Still, the incidents haven’t seemed to provoke much in the way of legal probes into Macron’s party. The head of the CNCCFP has defended his handling of the matter, arguing in June that allegations of improper discounts weren’t strong enough to warrant further scrutiny.

Critics of the CNCCFP have argued another fact could explain the inaction. The head of the commission, François Logerot, saw a 57 percent salary increase in May, from €4,500 to €7,000 a month. In its official statement condemning Tuesday’s raids, France Insoumise directly called into question that pay hike.

A Party Energized

Jean-Luc Mélenchon has ramped up his criticism of Macron in recent months, calling him everything from a “xenophobe” to a “counter-humanist” to “chaos” incarnate. With European elections approaching in May 2019, the left-wing parliamentarian has sought to turn the vote into a referendum on France’s unpopular president.

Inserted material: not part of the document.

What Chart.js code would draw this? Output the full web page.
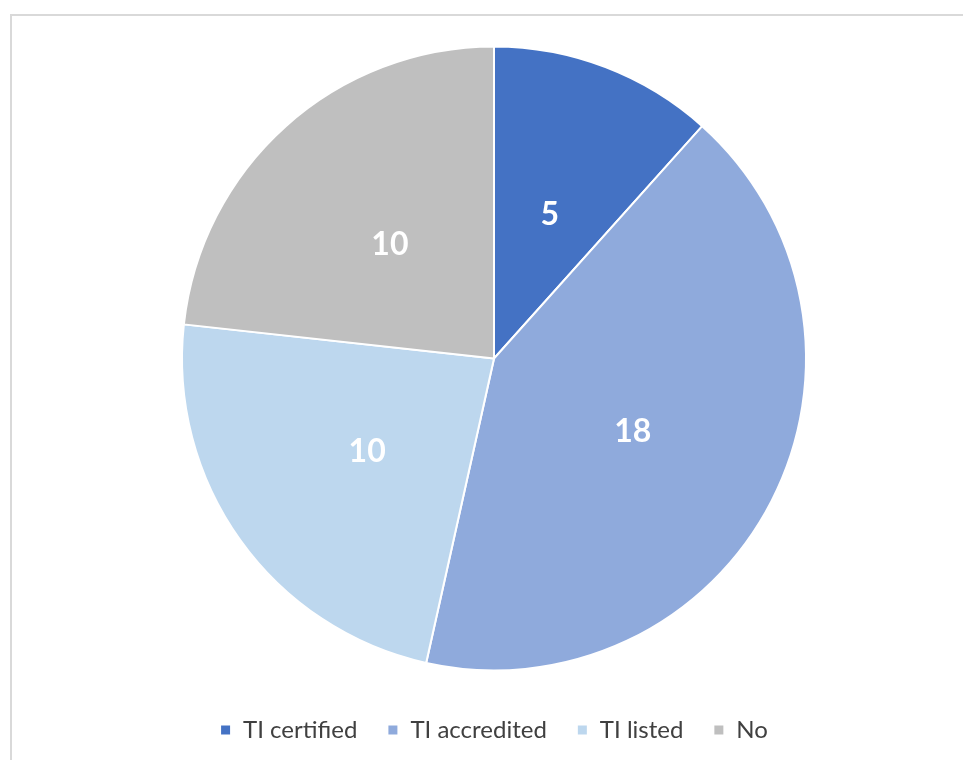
<!DOCTYPE html>
<html>
<head>
<meta charset="utf-8">
<script src="https://cdn.jsdelivr.net/npm/chart.js@4"></script>
<style>
  html, body { margin: 0; padding: 0; background: #fff; overflow: hidden; }
  body { width: 963px; height: 760px; position: relative; }
  #frame {
    position: absolute; left: 10px; top: 14px; width: 1000px; height: 1000px;
    border: 2px solid #d9d9d9; box-sizing: border-box;
  }
  #wrap { position: absolute; left: 12px; top: 16px; width: 964px; height: 745px; }
</style>
</head>
<body>
<div id="frame"></div>
<div id="wrap"><canvas id="chart"></canvas></div>
<script>
// categories and values
const labels = ['TI certified', 'TI accredited', 'TI listed', 'No'];
const counts = [5, 18, 10, 10];
const sliceColors = ['#4472C4', '#8FAADC', '#BDD7EE', '#BFBFBF'];

// draws the number in the middle of each slice
const sliceLabels = {
  id: 'sliceLabels',
  afterDatasetsDraw(chart) {
    const ctx = chart.ctx;
    const meta = chart.getDatasetMeta(0);
    ctx.save();
    ctx.fillStyle = '#ffffff';
    ctx.font = 'bold 32px Lato';
    ctx.textAlign = 'center';
    ctx.textBaseline = 'middle';
    meta.data.forEach((arc, i) => {
      const p = arc.tooltipPosition();
      ctx.fillText(String(chart.data.datasets[0].data[i]), p.x, p.y + 2);
    });
    ctx.restore();
  }
};

new Chart(document.getElementById('chart'), {
  type: 'pie',
  plugins: [sliceLabels],
  data: {
    labels: labels,
    datasets: [{
      data: counts,
      backgroundColor: sliceColors,
      borderColor: '#ffffff',
      borderWidth: 2
    }]
  },
  options: {
    responsive: true,
    maintainAspectRatio: false,
    animation: false,
    radius: 312,
    layout: { padding: { top: 13, bottom: 9 } },
    plugins: {
      tooltip: { enabled: false },
      legend: {
        position: 'bottom',
        labels: {
          boxWidth: 11,
          boxHeight: 11,
          padding: 30,
          color: '#404040',
          font: { family: 'Lato', size: 24 }
        }
      }
    }
  }
});
</script>
</body>
</html>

At the same time, he has said he’d be delighted to see Macron leave office before the end of his five-year term.

And this dispute looks set to continue. On Wednesday morning magistrates began a separate investigation into alleged “threats,” “intimidation,” and “violence” against the police and judicial authorities themselves, as France Insoumise deputies attempted to push their way back into their own headquarters.

If anything, this will energize the party’s base even further. Among Mélenchon’s many attributes, he has a powerful social media presence; of the 1 million people who like his page on Facebook and the 1.93 million who follow him on Twitter, a significant portion just witnessed their favorite politician humiliated at his own home.

Not everyone will feel the same; some will even think he went overboard with his reaction. But faced with the judicial offensive, Mélenchon’s own supporters will surely be fired up by the raids.